It's Decision Time For UN on Hebron

INTERNATIONAL FORCE AT ISSUE

A UNITED Nations Security Council decision expected this week may help determine if and when Arab-Israeli peace talks resume.

Much depends on the final wording and strength of support for a controversial resolution deploring the Feb. 25 massacre in Hebron of dozens of Palestinians by an Israeli settler.

The Palestine Liberation Organization (PLO) wants to couple the condemnation with a call for an armed international force in the occupied territories, including East Jerusalem. Many Arab and nonaligned UN member nations, as well as PLO friends such as Greece and Russia, strongly support the measure.

Israel opposes any UN military presence, but might consider some kind of unarmed civilian presence in the Gaza Strip and the West Bank town of Jericho, only if carried out in the context of the September 1993 Arab-Israeli accord that calls for a temporary international presence in those two areas during the transfer to Palestinian self-rule. But over the weekend, Israeli Foreign Minister Shimon Peres said any international force could easily become a target itself and reduce rather than enhance security.

The United States, Israel's strongest friend on the Council and co-sponsor with Russia of the peace talks, has been doing much of the agonizing over the resolution's wording in recent Council meetings on the subject.
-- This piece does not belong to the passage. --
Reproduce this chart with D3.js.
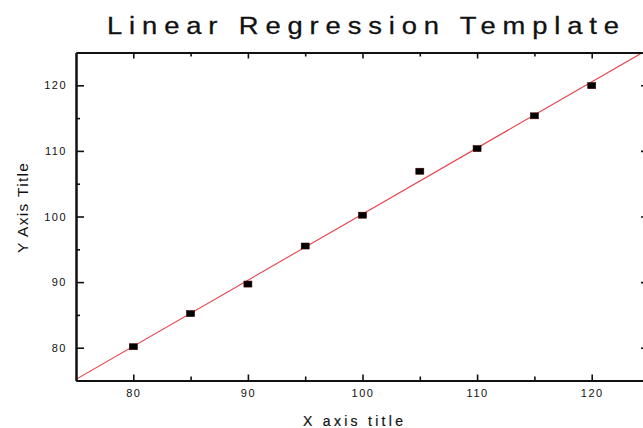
<!DOCTYPE html>
<html>
<head>
<meta charset="utf-8">
<script src="https://cdn.jsdelivr.net/npm/d3@7"></script>
<style>
  html, body { margin: 0; padding: 0; background: #fff; }
  svg { display: block; }
  text { font-family: "Liberation Sans", Arial, sans-serif; }
</style>
</head>
<body>
<script>
// ---- data ----
const xValues = [80, 85, 90, 95, 100, 105, 110, 115, 120];
const yValues = [80.15, 85.2, 89.7, 95.5, 100.2, 106.9, 110.35, 115.35, 119.95];
const xMajorTicks = [80, 90, 100, 110, 120];
const xMinorTicks = [85, 95, 105, 115];
const yMajorTicks = [80, 90, 100, 110, 120];
const yMinorTicks = [85, 95, 105, 115];
const xDomain = [75, 125];
const yDomain = [75, 125];
const titleText = "Linear Regression Template";
const xTitle = "X axis title";
const yTitle = "Y Axis Title";

// ---- layout ----
const W = 643, H = 428;
const mLeft = 76, mRight = 649, mTop = 52.5, mBottom = 380.5;

const svg = d3.select("body").append("svg").attr("width", W).attr("height", H);

const x = d3.scaleLinear().domain(xDomain).range([mLeft, mRight]);
const y = d3.scaleLinear().domain(yDomain).range([mBottom, mTop]);

// regression
const n = xValues.length;
const mx = d3.mean(xValues), my = d3.mean(yValues);
let sxy = 0, sxx = 0;
for (let i = 0; i < n; i++) { sxy += (xValues[i]-mx)*(yValues[i]-my); sxx += (xValues[i]-mx)**2; }
const slope = sxy / sxx, intercept = my - slope * mx;

svg.append("clipPath").attr("id", "clip").append("rect")
  .attr("x", mLeft).attr("y", mTop).attr("width", mRight-mLeft).attr("height", mBottom-mTop);

svg.append("line")
  .attr("clip-path", "url(#clip)")
  .attr("x1", x(xDomain[0])).attr("y1", y(intercept + slope*xDomain[0]))
  .attr("x2", x(xDomain[1])).attr("y2", y(intercept + slope*xDomain[1]))
  .attr("stroke", "#e8404a").attr("stroke-width", 1.1);

// points
svg.append("g").selectAll("rect").data(xValues.map((v,i)=>[v,yValues[i]])).enter().append("rect")
  .attr("x", d => x(d[0]) - 4).attr("y", d => y(d[1]) - 3)
  .attr("width", 8).attr("height", 6)
  .attr("fill", "#000").attr("stroke", "#3a0000").attr("stroke-width", 0.6);

function styleAxis(g) {
  g.select(".domain").attr("stroke", "#111").attr("stroke-width", 2);
  g.selectAll(".tick line").attr("stroke", "#111").attr("stroke-width", 1.6);
  g.selectAll(".tick text").attr("fill", "#111").attr("font-size", 11)
    .attr("letter-spacing", "1.5px").attr("font-family", "Liberation Sans, Arial, sans-serif");
}

// bottom
svg.append("g").attr("transform", `translate(0,${mBottom})`)
  .call(d3.axisBottom(x).tickValues(xMajorTicks).tickSizeInner(-6).tickSizeOuter(0).tickPadding(9))
  .call(styleAxis);
svg.append("g").attr("transform", `translate(0,${mBottom})`)
  .call(d3.axisBottom(x).tickValues(xMinorTicks).tickSizeInner(-4).tickSizeOuter(0).tickFormat(""))
  .call(styleAxis);
// top
svg.append("g").attr("transform", `translate(0,${mTop})`)
  .call(d3.axisTop(x).tickValues(xMajorTicks).tickSizeInner(-6).tickSizeOuter(0).tickFormat(""))
  .call(styleAxis);
svg.append("g").attr("transform", `translate(0,${mTop})`)
  .call(d3.axisTop(x).tickValues(xMinorTicks).tickSizeInner(-4).tickSizeOuter(0).tickFormat(""))
  .call(styleAxis);
// left
svg.append("g").attr("transform", `translate(${mLeft},0)`)
  .call(d3.axisLeft(y).tickValues(yMajorTicks).tickSizeInner(-8).tickSizeOuter(0).tickPadding(9))
  .call(styleAxis);
svg.append("g").attr("transform", `translate(${mLeft},0)`)
  .call(d3.axisLeft(y).tickValues(yMinorTicks).tickSizeInner(-4).tickSizeOuter(0).tickFormat(""))
  .call(styleAxis);
// right
svg.append("g").attr("transform", `translate(${mRight},0)`)
  .call(d3.axisRight(y).tickValues(yMajorTicks).tickSizeInner(-8).tickSizeOuter(0).tickFormat(""))
  .call(styleAxis);
svg.append("g").attr("transform", `translate(${mRight},0)`)
  .call(d3.axisRight(y).tickValues(yMinorTicks).tickSizeInner(-4).tickSizeOuter(0).tickFormat(""))
  .call(styleAxis);

// titles
const sx = 1.14;
svg.append("g").attr("transform", `translate(107,33.5) scale(${sx},1)`)
  .append("text").attr("x", 0).attr("y", 0)
  .attr("font-size", 24).attr("fill", "#111")
  .attr("stroke", "#111").attr("stroke-width", 0.3)
  .attr("textLength", 512 / sx).attr("lengthAdjust", "spacing")
  .text(titleText);

svg.append("text").attr("x", 303).attr("y", 426)
  .attr("font-size", 14).attr("fill", "#111")
  .attr("stroke", "#111").attr("stroke-width", 0.2)
  .attr("textLength", 100).attr("lengthAdjust", "spacing")
  .text(xTitle);

svg.append("text").attr("transform", "translate(27.5,253) rotate(-90)")
  .attr("x", 0).attr("y", 0)
  .attr("font-size", 15.5).attr("fill", "#111")
  .attr("textLength", 90).attr("lengthAdjust", "spacing")
  .text(yTitle);
</script>
</body>
</html>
James Rubin, spokesman for the US mission to the UN, criticized as not ``particularly helpful or useful'' UN Secretary-General Boutros Boutros-Ghali's early suggestion, in letters to both Israeli Prime Minister Yitzhak Rabin and PLO chief Yasser Arafat after the mosque tragedy, that UN observers be sent to the occupied territories. Joe Sills, the secretary-general's spokesman, expressed surprise, stressing that Mr. Boutros-Ghali suggested nothing new and understood that acceptance by both parties and the Council was required.

Nabil Shaath, a senior PLO envoy who held talks with top US officials in Washington late last week, said the pertinent UN resolution must be completed and the security issue settled before peace talks can resume. He said that Washington largely agreed with the PLO demand for a global presence to guarantee Palestinian safety in the West Bank and Gaza.

Still, there has been no agreement on wording of the UN resolution. Security Council President Jean-Bernard Merimee of France says the situation requires a ``political breakthrough.'' Nasser al-Kidwa, PLO observer at the UN and Mr. Arafat's nephew, says member nations of the UN's Arab group will meet today to reassess the situation.

``It has been our intention all the way to reach unanimity,'' he says, ``but if both sides conclude that it's not possible, we won't have any other alternative but to go for a vote.'' Still, he says he considers a US veto unlikely.

An unarmed civilian presence is a compromise strongly opposed by the PLO. Hermann Eilts, former US ambassador to Egypt and Saudi Arabia, says such a proposal would not satisfy Palestinian demands for a force that can deter armed settlers and protect Palestinians. But he says that the idea may be as much as the PLO can realistically hope for.

Ilan Peleg, a Middle East expert at Pennsylvania's Lafayette College, agrees that Israel is unlikely to consent to any armed UN force in the territories despite the widespread presence of UN peacekeepers in the Middle East.

Stressing that Arafat is in a ``very tight corner'' in terms of criticism among his own former supporters, Dr. Peleg says he thinks much of Arafat's stated concern over security is symbolic.

``I think his asking for major concessions is [largely] designed to show the Palestinians that he can get something for them.'' Thus, the symbolism of getting some kind of resolution could be useful, Peleg says. He says that Arafat needs an agreement with Israel to recover needed Palestinian support while, ironically, the lack of such support keeps him from returning to the talks.

To date, the PLO is still holding out for some mention of the status of Jerusalem as part of the occupied territories. Jerusalem, according to the September Arab-Israeli agreement, is to be discussed only after two years of the five-year interim period of Palestinian self-rule.

Dr. Eilts, who recently retired as chairman of Boston University's Center for International Relations, says he doubts the final resolution will include any mention of Jerusalem. He says the Palestinians in effect are taking advantage of the situation by trying to move forward some later agenda items. If the Jerusalem issue is pushed too far, he says, it will ``kill'' the negotiations.